Former Taliban captive Bowe Bergdahl touched down in the United States today, two weeks after five Guantanamo prisoners were traded for the 28-year-old’s release.
“Sgt. Bowe Bergdahl has arrived at the Brooke Army Medical Center in San Antonio. While there, he will continue the next phase of his reintegration process. There is no timeline for this process,” said Pentagon press secretary Rear Adm. John Kirby. “Our focus remains on his health and well-being. Secretary Hagel is confident that the Army will continue to ensure that Sgt. Bergdahl receives the care, time and space he needs to complete his recovery and reintegration.”
A statement issued a few hours later by the Army said arrived at the San Antonio Military Medical Facility on Fort Sam Houston early this morning “where he will undergo Phase III reintegration.”
“U.S. Army South is the lead command for reintegration and will ensure Sgt. Bergdahl receives the necessary care, time and space to complete the process. Among other components of this phase, Sgt. Bergdahl will continue to receive medical treatment and debriefings,” the Army said.

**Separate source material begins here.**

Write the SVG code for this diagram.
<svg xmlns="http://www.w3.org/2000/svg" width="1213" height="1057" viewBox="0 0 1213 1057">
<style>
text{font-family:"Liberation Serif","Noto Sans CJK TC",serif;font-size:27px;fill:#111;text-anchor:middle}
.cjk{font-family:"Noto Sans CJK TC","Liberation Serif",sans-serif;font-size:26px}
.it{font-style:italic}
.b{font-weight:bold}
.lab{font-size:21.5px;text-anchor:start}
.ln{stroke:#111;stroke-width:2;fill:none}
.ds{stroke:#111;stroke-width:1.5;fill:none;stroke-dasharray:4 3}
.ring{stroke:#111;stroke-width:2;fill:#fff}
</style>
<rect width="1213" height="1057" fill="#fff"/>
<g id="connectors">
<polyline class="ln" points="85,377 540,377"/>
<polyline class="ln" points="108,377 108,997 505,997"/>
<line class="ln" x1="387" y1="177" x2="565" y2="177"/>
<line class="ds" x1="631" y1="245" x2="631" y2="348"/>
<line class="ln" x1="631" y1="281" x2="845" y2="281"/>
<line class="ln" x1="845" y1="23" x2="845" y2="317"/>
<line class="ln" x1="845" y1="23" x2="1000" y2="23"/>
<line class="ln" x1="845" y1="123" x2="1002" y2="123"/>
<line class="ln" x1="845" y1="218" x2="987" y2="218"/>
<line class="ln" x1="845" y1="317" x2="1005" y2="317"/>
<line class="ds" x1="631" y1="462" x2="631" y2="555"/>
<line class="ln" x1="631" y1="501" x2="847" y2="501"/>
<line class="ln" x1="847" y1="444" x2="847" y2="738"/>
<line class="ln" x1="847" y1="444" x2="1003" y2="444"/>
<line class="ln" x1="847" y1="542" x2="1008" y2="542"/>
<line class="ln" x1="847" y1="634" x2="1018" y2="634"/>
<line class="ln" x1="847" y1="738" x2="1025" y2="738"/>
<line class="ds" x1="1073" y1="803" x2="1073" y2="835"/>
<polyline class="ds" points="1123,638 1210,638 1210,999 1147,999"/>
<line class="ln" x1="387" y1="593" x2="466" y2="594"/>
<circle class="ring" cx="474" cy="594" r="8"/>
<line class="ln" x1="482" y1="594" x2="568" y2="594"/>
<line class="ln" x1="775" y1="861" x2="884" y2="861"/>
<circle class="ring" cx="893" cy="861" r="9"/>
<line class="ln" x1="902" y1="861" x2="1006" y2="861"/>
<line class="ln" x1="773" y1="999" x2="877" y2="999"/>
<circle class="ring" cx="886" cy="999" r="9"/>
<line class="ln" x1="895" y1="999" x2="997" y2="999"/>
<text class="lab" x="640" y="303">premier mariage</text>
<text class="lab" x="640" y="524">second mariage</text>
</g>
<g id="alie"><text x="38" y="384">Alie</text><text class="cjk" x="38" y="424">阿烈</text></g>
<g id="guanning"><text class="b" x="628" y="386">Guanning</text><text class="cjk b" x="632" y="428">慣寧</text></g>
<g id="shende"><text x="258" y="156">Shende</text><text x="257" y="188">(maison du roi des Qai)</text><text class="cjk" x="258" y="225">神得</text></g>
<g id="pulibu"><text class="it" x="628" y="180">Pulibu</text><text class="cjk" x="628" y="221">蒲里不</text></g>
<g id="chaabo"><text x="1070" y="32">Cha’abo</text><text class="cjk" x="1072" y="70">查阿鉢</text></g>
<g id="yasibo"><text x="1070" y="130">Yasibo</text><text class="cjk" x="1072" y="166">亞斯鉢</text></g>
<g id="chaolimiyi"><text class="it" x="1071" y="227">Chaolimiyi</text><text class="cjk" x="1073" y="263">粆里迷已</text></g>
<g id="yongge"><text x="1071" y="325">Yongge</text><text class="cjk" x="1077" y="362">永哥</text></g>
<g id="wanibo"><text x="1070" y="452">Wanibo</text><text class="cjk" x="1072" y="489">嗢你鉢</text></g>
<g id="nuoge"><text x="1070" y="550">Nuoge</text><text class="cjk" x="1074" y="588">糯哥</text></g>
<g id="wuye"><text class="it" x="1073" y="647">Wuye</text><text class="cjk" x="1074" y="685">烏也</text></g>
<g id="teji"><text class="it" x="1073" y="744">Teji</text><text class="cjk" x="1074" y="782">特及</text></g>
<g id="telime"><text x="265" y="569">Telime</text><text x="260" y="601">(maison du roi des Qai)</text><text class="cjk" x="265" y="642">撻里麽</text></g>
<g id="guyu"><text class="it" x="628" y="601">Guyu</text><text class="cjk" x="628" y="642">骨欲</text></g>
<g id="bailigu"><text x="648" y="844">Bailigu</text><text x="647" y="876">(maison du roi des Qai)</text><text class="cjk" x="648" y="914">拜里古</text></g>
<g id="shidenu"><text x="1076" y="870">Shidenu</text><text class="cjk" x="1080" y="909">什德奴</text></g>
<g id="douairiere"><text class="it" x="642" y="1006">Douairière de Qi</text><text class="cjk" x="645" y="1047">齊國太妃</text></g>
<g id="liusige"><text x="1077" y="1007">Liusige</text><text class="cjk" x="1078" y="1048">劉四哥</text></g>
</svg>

“Following Sgt. Bergdahl’s reintegration, the Army will continue its comprehensive review into the circumstances of his disappearance and captivity.”
A senior defense official last week described the reintegration phases to reporters.

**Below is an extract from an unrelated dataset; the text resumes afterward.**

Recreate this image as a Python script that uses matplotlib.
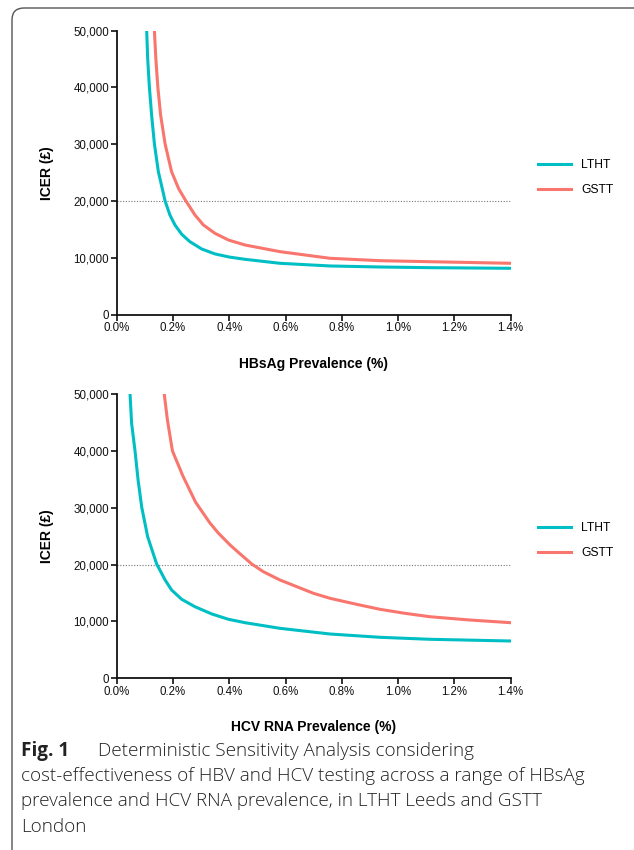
import matplotlib
matplotlib.use("Agg")
import matplotlib.pyplot as plt
import matplotlib.ticker as ticker
from matplotlib.patches import FancyBboxPatch

# --- data (prevalence in %, ICER in GBP) ---
hbv_lth_x = [0.1066, 0.110, 0.116, 0.124, 0.134, 0.148, 0.172, 0.189, 0.207, 0.231, 0.260,
             0.302, 0.349, 0.400, 0.456, 0.580, 0.758, 0.936, 1.113, 1.4]
hbv_lth_y = [50000, 45150, 40150, 35170, 30060, 25180, 20020, 17560, 15800, 14160, 12860,
             11570, 10700, 10150, 9750, 9050, 8580, 8400, 8280, 8170]
hbv_gst_x = [0.134, 0.139, 0.146, 0.156, 0.172, 0.195, 0.220, 0.246, 0.278, 0.308, 0.349,
             0.397, 0.456, 0.580, 0.758, 0.936, 1.113, 1.4]
hbv_gst_y = [50000, 45150, 40150, 35170, 30060, 25180, 22200, 20020, 17560, 15800, 14330,
             13150, 12270, 11100, 9930, 9510, 9330, 9050]

hcv_lth_x = [0.0474, 0.053, 0.065, 0.076, 0.089, 0.110, 0.142, 0.172, 0.195, 0.231, 0.278,
             0.338, 0.397, 0.456, 0.580, 0.758, 0.936, 1.113, 1.4]
hcv_lth_y = [50000, 44850, 40030, 34870, 30070, 24900, 20100, 17290, 15530, 13890, 12590,
             11310, 10380, 9780, 8790, 7790, 7210, 6860, 6560]
hcv_gst_x = [0.169, 0.180, 0.198, 0.235, 0.280, 0.330, 0.360, 0.403, 0.438, 0.480,
             0.521, 0.580, 0.640, 0.699, 0.758, 0.847, 0.936, 1.024, 1.113, 1.255, 1.4]
hcv_gst_y = [50000, 45500, 40000, 35600, 31000, 27400, 25600, 23440, 21900, 20100,
             18750, 17290, 16110, 14950, 14070, 13070, 12130, 11430, 10830, 10250, 9780]

series_names = ["LTHT", "GSTT"]
x_labels = ["HBsAg Prevalence (%)", "HCV RNA Prevalence (%)"]
threshold = 20000

TEAL = "#00BFC4"
SALMON = "#F8766D"
W, H = 634, 850

plt.rcParams["font.family"] = ["Liberation Sans", "DejaVu Sans"]

fig = plt.figure(figsize=(W / 100, H / 100), dpi=100)

panels = [
    (hbv_lth_x, hbv_lth_y, hbv_gst_x, hbv_gst_y, 30.7, 314.7, 176.3),
    (hcv_lth_x, hcv_lth_y, hcv_gst_x, hcv_gst_y, 394.0, 678.3, 539.0),
]

for i, (lx, ly, gx, gy, top_px, bot_px, leg_y) in enumerate(panels):
    left, right = 116.7 / W, 510.7 / W
    ax = fig.add_axes([left, 1 - bot_px / H, right - left, (bot_px - top_px) / H])
    ax.plot(lx, ly, color=TEAL, lw=2.2, label=series_names[0], solid_joinstyle="round")
    ax.plot(gx, gy, color=SALMON, lw=2.2, label=series_names[1], solid_joinstyle="round")
    ax.axhline(threshold, color="#777777", lw=0.8, ls=(0, (1, 1.5)), zorder=0)

    ax.set_xlim(0, 1.4)
    ax.set_ylim(0, 50000)
    ax.xaxis.set_major_locator(ticker.MultipleLocator(0.2))
    ax.yaxis.set_major_locator(ticker.MultipleLocator(10000))
    ax.xaxis.set_major_formatter(ticker.FuncFormatter(lambda v, p: f"{v:.1f}%"))
    ax.yaxis.set_major_formatter(ticker.FuncFormatter(lambda v, p: f"{int(v):,}"))
    for s in ["top", "right"]:
        ax.spines[s].set_visible(False)
    for s in ["left", "bottom"]:
        ax.spines[s].set_linewidth(1.3)
        ax.spines[s].set_color("#111111")
    ax.tick_params(axis="both", direction="out", length=4, width=1.2, labelsize=8.3,
                   colors="#111111", pad=1.5)
    ax.set_ylabel("ICER (£)", fontsize=10, fontweight="bold", labelpad=14)
    ax.set_xlabel(x_labels[i], fontsize=10, fontweight="bold", labelpad=16)

    ax.legend(loc="center left", bbox_to_anchor=(538 / W, 1 - (leg_y + 1.5) / H),
              bbox_transform=fig.transFigure, frameon=False, fontsize=8.7,
              handlelength=2.7, handletextpad=0.85, labelspacing=1.1,
              borderpad=0, borderaxespad=0)

# rounded border around the figure panel
border = FancyBboxPatch((12, -40), 660, 40 + H - 8, boxstyle="round,pad=0,rounding_size=12",
                        transform=None, fill=False, edgecolor="#555555", lw=1.0)
fig.patches.append(border)

# caption
cap_font = ["Open Sans", "DejaVu Sans"]
cap_size = 13.6
fig.text(21 / W, 1 - 751 / H, "Fig. 1", fontsize=cap_size, fontweight="bold",
         family=cap_font, va="center", ha="left", color="#222222")
fig.text(98 / W, 1 - 751 / H, "Deterministic Sensitivity Analysis considering",
         fontsize=cap_size, fontweight="light", family=cap_font, va="center", ha="left",
         color="#222222")
rest = ["cost-effectiveness of HBV and HCV testing across a range of HBsAg",
        "prevalence and HCV RNA prevalence, in LTHT Leeds and GSTT",
        "London"]
for k, line in enumerate(rest):
    fig.text(21 / W, 1 - (776 + 25.5 * k) / H, line, fontsize=cap_size, fontweight="light",
             family=cap_font, va="center", ha="left", color="#222222")

fig.savefig("out.png", dpi=100)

“Phase one encompasses the process of transporting the recovered individual to a safe area, to conduct initial medical assessment and time-sensitive debriefings. Phase one will end with the recovered individual being returned to duty or recommended for phase two reintegration,” the official said. “Phase two encompasses the transition from phase one to a theater treatment and processing facility, and further SERE and intelligence debriefings and decompression. Phase two will end with the recovered individual being released to duty or recommended for phase three reintegration.”

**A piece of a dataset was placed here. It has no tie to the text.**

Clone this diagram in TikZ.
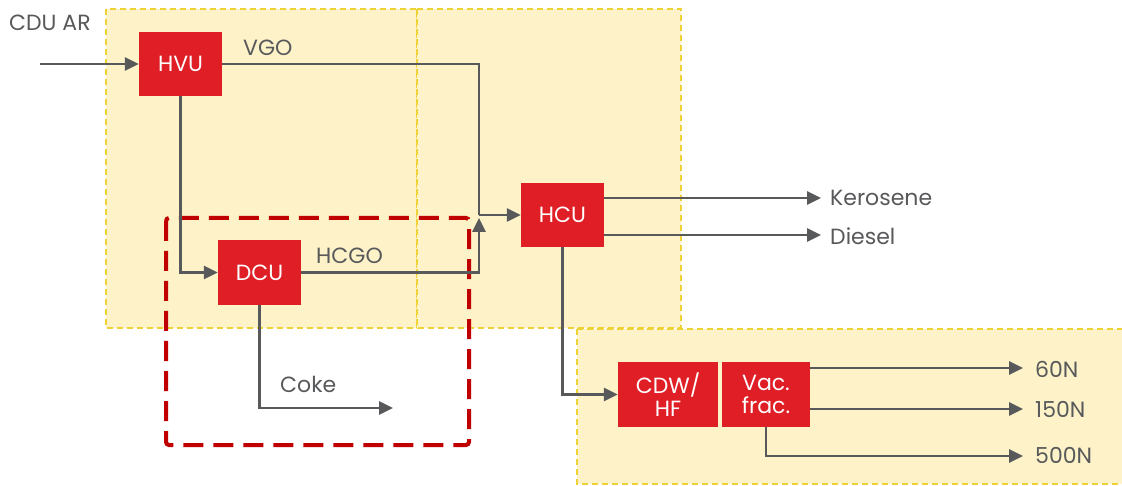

“Phase three reintegration begins with the transition of the recovered individual to a phase three team of the appropriate service. The phases do not have a prescribed time limit, and they depend on the needs of the recovered individual in coordination with the concerns of the service and the combatant commanders.”
A Defense Department psychologist said in that briefing that phase three is generally the point for “family unification.”
“Phase one is usually around 48 hours, but has gone as long as 96. Phase two is usually a minimum of five days, has gone as long as three weeks. And phase three has been as short as 24 hours and as long as five years,” the psychologist added.